** EXTRACTED MATERIAL **

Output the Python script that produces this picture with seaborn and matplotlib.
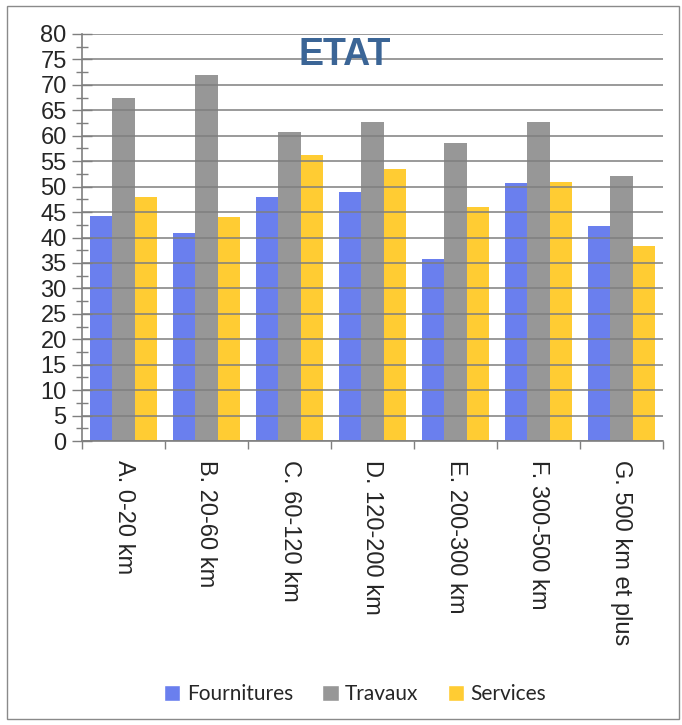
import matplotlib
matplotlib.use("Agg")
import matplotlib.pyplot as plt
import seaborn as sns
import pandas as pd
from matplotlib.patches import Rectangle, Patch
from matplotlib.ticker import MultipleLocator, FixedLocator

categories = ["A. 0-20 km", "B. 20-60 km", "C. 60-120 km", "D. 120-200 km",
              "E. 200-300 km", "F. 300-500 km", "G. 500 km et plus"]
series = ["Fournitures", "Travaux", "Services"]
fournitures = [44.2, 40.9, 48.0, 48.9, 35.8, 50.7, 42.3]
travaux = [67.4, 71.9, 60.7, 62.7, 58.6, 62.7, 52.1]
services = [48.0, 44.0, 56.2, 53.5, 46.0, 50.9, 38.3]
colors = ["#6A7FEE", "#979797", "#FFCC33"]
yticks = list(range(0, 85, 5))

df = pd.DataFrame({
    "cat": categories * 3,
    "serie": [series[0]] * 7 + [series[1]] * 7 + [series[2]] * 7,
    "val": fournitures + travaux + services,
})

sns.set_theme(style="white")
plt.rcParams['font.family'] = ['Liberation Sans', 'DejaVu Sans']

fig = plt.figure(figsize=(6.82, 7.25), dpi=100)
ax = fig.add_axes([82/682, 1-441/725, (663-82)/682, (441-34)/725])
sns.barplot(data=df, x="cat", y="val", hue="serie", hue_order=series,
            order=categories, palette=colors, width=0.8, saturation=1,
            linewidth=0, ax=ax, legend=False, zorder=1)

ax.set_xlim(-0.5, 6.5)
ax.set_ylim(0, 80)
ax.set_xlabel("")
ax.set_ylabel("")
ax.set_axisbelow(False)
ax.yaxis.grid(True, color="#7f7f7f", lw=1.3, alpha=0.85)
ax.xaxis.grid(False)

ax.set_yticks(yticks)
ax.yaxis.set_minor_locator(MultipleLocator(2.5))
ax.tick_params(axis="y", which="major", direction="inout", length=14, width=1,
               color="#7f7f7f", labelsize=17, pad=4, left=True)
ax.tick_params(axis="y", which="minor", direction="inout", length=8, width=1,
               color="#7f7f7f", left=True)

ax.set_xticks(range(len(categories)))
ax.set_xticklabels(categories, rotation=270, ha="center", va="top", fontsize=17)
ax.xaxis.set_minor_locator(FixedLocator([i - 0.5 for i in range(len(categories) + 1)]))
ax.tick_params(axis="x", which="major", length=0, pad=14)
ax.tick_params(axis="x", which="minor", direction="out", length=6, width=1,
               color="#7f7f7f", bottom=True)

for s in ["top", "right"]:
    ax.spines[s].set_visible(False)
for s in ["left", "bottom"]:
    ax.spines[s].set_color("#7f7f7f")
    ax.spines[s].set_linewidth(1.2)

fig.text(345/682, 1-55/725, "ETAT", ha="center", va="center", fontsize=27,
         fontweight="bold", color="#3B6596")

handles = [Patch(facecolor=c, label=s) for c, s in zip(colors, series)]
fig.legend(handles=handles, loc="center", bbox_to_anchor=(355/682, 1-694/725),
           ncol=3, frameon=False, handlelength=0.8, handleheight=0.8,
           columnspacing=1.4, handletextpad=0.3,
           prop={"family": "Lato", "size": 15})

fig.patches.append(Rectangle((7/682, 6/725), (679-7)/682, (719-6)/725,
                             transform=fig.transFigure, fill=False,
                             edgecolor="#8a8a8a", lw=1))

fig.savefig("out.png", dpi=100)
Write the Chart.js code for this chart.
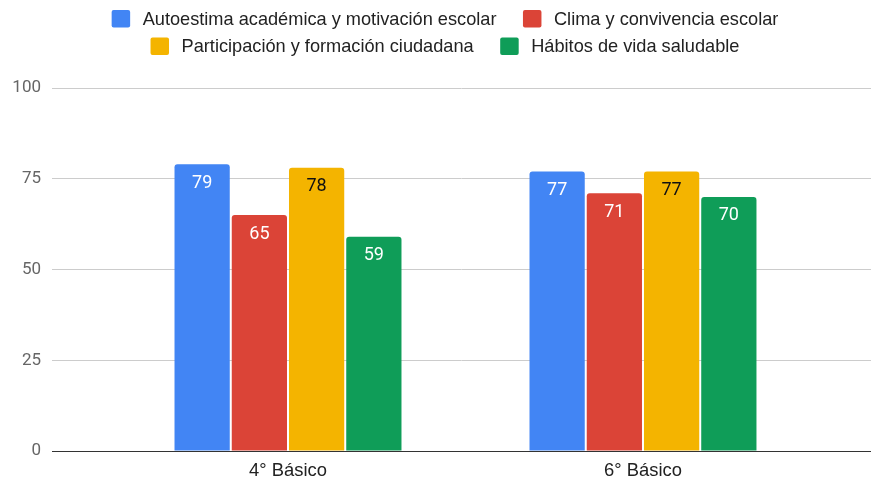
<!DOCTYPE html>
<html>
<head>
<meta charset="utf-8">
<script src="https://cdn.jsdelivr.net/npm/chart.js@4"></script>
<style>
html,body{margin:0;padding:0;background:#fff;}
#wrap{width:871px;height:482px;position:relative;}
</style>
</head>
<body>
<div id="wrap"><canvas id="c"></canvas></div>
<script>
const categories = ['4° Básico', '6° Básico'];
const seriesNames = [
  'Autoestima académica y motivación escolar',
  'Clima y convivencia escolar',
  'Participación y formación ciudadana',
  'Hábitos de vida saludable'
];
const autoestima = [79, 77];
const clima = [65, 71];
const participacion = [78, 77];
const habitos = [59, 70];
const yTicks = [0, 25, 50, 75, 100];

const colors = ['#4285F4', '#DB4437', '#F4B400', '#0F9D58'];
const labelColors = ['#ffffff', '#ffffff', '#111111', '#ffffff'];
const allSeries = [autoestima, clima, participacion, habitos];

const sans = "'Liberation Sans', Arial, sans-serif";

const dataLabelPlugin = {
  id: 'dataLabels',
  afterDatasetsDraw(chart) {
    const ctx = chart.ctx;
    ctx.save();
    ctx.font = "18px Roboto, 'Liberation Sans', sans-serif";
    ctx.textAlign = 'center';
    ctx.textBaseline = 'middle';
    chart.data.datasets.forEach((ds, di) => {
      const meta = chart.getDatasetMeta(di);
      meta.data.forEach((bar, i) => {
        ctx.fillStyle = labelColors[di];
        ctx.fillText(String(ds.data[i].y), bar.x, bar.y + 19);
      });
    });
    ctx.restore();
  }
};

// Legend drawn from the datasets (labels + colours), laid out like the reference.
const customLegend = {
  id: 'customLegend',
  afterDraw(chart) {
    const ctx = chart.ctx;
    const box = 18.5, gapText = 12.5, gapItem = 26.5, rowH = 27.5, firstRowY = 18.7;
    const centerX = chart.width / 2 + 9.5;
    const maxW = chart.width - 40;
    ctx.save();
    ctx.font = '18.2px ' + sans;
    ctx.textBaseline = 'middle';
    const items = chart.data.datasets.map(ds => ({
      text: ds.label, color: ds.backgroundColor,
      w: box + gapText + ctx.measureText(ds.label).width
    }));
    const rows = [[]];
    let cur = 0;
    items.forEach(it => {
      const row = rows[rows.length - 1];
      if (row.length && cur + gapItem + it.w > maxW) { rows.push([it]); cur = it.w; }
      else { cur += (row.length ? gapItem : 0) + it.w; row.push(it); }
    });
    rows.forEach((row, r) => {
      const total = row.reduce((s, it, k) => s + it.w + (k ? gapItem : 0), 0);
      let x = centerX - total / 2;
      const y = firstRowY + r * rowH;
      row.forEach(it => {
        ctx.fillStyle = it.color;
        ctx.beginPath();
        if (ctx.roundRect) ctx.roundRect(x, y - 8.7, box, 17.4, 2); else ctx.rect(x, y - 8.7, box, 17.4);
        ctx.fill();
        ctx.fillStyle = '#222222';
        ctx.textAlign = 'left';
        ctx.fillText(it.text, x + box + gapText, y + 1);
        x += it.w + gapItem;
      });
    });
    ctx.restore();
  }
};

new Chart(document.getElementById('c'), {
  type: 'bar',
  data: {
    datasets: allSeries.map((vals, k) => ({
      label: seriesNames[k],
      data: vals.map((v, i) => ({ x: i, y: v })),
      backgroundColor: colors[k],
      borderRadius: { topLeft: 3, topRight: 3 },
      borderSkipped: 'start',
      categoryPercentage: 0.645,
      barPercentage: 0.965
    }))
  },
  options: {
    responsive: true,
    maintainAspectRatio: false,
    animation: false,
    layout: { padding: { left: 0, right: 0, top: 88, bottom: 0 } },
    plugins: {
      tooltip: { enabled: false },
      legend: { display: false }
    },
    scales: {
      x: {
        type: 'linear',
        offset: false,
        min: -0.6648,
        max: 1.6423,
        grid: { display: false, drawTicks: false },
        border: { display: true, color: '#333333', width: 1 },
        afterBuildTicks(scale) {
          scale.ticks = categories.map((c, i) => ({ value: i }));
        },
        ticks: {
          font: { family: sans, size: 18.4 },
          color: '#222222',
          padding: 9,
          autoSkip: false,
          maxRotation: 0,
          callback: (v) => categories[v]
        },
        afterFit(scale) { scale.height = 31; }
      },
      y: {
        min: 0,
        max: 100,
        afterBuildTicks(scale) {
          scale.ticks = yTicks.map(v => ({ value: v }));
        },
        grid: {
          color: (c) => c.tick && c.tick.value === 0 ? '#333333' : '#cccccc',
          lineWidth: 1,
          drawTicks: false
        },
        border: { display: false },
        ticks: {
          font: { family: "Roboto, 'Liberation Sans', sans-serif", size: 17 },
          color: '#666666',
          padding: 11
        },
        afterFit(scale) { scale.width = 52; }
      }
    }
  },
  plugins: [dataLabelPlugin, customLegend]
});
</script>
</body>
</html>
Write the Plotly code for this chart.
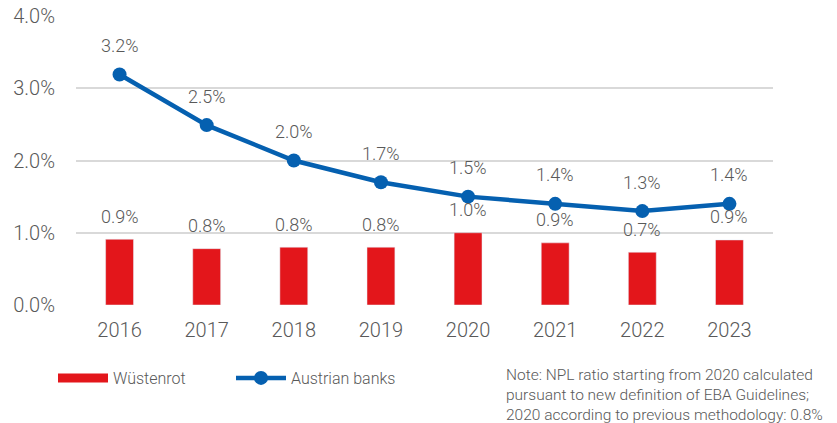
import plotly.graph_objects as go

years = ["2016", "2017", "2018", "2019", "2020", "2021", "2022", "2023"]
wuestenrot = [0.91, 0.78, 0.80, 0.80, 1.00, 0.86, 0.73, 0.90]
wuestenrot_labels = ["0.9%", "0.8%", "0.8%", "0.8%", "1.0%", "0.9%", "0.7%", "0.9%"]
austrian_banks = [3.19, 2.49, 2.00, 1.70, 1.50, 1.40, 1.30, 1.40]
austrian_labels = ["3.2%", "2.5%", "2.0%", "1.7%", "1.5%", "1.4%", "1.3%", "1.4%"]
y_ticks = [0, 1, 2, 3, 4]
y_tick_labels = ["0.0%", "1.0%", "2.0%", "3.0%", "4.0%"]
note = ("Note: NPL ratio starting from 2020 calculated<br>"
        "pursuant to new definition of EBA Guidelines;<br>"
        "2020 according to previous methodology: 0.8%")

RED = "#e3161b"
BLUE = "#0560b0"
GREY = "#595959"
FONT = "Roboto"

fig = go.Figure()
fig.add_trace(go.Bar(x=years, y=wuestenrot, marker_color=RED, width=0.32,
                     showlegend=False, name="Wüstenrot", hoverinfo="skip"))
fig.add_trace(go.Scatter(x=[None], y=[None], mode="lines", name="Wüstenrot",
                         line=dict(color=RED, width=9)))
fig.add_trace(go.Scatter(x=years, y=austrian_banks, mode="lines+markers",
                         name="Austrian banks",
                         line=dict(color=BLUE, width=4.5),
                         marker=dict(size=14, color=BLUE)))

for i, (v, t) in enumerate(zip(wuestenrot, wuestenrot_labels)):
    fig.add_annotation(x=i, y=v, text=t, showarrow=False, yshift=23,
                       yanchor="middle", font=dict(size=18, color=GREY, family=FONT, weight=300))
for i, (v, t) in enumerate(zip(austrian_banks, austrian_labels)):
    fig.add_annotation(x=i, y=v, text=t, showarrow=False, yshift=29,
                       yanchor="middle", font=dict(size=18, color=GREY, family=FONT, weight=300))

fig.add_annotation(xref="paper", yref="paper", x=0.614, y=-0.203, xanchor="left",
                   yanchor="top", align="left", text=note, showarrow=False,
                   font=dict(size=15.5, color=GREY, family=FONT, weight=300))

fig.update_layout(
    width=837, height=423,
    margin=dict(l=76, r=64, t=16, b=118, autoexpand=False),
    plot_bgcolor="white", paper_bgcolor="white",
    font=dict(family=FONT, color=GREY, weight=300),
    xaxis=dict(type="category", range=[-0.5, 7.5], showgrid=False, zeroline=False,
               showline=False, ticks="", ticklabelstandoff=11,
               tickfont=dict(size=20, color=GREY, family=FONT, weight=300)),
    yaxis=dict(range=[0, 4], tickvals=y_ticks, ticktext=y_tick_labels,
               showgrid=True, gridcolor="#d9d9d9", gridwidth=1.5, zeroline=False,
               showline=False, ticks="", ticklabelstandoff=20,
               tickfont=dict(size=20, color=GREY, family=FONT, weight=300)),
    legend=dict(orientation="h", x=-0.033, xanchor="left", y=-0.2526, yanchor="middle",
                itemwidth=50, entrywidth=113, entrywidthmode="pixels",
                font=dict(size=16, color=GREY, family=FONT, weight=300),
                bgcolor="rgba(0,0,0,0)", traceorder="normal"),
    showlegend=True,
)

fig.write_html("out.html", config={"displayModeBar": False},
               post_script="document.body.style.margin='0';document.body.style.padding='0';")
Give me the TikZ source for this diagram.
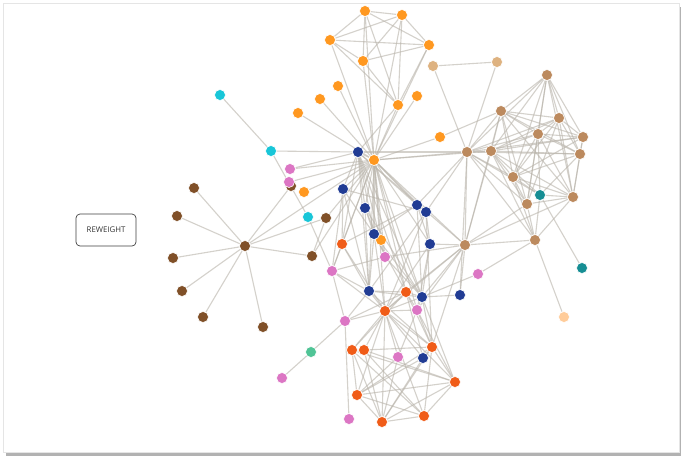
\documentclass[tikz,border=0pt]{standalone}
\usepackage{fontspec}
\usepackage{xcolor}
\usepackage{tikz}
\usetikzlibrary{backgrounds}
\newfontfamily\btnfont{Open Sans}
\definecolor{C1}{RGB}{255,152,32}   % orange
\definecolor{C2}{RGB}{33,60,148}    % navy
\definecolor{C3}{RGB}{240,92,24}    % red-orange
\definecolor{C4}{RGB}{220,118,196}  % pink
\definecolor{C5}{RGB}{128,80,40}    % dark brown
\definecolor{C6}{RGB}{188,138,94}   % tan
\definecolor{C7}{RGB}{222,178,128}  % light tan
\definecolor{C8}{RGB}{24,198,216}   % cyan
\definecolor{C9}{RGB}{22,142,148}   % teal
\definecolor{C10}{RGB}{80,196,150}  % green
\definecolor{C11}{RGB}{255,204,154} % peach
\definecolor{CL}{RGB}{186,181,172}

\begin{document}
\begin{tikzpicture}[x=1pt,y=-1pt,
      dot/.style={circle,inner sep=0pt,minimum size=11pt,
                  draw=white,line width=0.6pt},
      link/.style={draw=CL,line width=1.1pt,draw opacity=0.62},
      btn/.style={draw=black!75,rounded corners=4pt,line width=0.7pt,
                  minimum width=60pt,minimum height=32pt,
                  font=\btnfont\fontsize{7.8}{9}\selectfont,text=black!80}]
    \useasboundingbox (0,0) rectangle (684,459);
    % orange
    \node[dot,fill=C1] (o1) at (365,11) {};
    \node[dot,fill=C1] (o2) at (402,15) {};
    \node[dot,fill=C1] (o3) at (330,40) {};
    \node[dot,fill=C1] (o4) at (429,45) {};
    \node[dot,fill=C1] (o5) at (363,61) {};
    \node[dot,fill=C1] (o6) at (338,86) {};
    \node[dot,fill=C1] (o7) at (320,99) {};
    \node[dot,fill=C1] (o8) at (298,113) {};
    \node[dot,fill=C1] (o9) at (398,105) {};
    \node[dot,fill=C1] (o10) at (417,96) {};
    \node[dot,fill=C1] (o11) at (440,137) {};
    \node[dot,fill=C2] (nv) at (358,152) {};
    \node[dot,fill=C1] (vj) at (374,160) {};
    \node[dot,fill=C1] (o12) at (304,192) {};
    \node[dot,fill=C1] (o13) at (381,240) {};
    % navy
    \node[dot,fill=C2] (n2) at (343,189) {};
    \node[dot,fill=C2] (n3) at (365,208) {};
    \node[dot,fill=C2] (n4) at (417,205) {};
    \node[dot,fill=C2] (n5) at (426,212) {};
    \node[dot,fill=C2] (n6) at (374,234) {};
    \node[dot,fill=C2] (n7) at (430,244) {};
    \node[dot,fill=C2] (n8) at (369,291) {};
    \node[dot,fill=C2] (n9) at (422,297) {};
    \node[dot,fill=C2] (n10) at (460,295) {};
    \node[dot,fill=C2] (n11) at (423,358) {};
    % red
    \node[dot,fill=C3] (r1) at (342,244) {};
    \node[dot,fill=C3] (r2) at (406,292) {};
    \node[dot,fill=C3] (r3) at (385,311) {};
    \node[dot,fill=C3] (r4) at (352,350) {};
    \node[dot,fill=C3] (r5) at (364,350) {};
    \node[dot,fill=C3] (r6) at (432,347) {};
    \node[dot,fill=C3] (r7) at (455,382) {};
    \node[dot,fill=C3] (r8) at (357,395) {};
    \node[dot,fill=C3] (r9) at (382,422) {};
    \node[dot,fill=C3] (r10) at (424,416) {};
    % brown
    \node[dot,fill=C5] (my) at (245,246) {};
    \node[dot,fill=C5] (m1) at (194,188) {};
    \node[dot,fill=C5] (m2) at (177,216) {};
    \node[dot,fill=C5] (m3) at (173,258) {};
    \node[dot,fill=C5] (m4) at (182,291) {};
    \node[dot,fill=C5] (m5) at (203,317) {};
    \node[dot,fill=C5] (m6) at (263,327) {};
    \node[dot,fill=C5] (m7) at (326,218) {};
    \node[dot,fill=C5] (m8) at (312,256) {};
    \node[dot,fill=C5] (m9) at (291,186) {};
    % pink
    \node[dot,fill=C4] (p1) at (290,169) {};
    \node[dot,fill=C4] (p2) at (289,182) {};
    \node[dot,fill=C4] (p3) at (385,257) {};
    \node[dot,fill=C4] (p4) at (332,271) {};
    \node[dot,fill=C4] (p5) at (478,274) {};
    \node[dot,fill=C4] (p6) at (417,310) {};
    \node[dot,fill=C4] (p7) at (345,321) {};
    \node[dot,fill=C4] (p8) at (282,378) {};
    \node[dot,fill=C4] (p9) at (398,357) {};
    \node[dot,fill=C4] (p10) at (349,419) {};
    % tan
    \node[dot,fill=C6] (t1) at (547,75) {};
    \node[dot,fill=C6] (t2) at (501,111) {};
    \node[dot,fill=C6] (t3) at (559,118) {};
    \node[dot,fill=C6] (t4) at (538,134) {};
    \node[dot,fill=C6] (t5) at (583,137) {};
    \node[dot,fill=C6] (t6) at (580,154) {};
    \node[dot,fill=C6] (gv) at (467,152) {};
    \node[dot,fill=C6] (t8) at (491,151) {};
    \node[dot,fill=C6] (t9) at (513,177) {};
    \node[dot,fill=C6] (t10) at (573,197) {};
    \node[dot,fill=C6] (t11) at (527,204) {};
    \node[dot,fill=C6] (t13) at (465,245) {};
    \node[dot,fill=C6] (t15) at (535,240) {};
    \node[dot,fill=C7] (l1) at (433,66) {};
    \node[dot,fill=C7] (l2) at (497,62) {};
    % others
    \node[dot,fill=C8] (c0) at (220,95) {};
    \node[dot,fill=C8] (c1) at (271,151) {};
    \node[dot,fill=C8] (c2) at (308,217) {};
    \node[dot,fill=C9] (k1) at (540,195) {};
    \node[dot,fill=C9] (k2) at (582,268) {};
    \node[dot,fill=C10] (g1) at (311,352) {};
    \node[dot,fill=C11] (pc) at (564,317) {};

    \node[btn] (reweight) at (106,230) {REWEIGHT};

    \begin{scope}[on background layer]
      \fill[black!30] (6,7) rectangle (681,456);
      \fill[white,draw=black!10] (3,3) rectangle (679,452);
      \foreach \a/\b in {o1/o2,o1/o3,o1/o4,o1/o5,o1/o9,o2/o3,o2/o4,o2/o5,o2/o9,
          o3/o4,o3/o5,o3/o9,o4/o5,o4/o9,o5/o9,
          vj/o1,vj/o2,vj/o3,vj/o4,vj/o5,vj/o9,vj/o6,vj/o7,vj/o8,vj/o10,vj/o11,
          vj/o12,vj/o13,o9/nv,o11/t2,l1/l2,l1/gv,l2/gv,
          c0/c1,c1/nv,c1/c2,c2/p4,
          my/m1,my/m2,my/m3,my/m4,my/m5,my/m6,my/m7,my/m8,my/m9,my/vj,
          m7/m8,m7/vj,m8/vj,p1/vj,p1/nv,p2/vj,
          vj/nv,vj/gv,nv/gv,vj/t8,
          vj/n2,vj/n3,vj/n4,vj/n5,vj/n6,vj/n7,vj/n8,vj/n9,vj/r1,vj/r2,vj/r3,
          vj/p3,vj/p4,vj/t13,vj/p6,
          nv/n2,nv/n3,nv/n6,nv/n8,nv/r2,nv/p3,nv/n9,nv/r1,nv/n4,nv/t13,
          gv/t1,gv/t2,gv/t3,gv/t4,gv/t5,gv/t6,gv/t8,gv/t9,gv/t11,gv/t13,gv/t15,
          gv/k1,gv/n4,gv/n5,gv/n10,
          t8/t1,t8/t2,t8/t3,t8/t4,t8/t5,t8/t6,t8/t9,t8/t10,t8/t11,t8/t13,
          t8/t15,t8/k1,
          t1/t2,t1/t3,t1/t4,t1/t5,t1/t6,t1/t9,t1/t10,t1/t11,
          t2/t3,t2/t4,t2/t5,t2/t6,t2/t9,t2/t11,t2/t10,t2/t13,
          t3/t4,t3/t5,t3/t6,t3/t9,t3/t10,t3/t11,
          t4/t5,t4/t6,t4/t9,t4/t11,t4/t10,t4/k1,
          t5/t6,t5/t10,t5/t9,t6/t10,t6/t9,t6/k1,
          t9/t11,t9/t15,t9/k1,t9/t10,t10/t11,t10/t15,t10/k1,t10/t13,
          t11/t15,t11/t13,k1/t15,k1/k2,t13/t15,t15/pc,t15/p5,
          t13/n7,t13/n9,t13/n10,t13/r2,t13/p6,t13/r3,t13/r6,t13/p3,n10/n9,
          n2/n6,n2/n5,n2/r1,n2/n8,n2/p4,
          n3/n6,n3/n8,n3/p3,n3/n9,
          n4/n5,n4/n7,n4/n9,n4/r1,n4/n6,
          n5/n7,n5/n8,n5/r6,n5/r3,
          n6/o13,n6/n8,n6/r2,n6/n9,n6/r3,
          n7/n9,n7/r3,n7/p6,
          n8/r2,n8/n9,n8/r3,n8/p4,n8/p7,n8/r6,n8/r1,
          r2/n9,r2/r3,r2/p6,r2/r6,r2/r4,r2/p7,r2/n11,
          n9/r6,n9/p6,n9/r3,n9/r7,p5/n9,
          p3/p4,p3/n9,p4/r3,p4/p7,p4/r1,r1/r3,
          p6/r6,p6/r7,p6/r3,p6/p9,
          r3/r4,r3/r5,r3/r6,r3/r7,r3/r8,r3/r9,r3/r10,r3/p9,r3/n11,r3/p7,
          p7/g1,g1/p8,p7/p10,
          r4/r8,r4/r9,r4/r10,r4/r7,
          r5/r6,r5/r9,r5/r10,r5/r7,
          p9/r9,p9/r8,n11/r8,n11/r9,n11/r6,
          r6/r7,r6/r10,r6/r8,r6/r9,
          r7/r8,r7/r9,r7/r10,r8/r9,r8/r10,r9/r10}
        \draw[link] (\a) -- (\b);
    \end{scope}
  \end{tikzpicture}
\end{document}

** STATED PROBLEM **
Please take the lines from the beginning of the data above through the line holding "from matplotlib.ticker import" and transcribe them exactly, without any pictures.

** COMPLETED TASK **
Output the Python script that produces this picture with seaborn and matplotlib.
import matplotlib
matplotlib.use("Agg")
import matplotlib.pyplot as plt
import seaborn as sns
import pandas as pd
from matplotlib.patches import Rectangle, Patch
from matplotlib.ticker import MultipleLocator, FixedLocator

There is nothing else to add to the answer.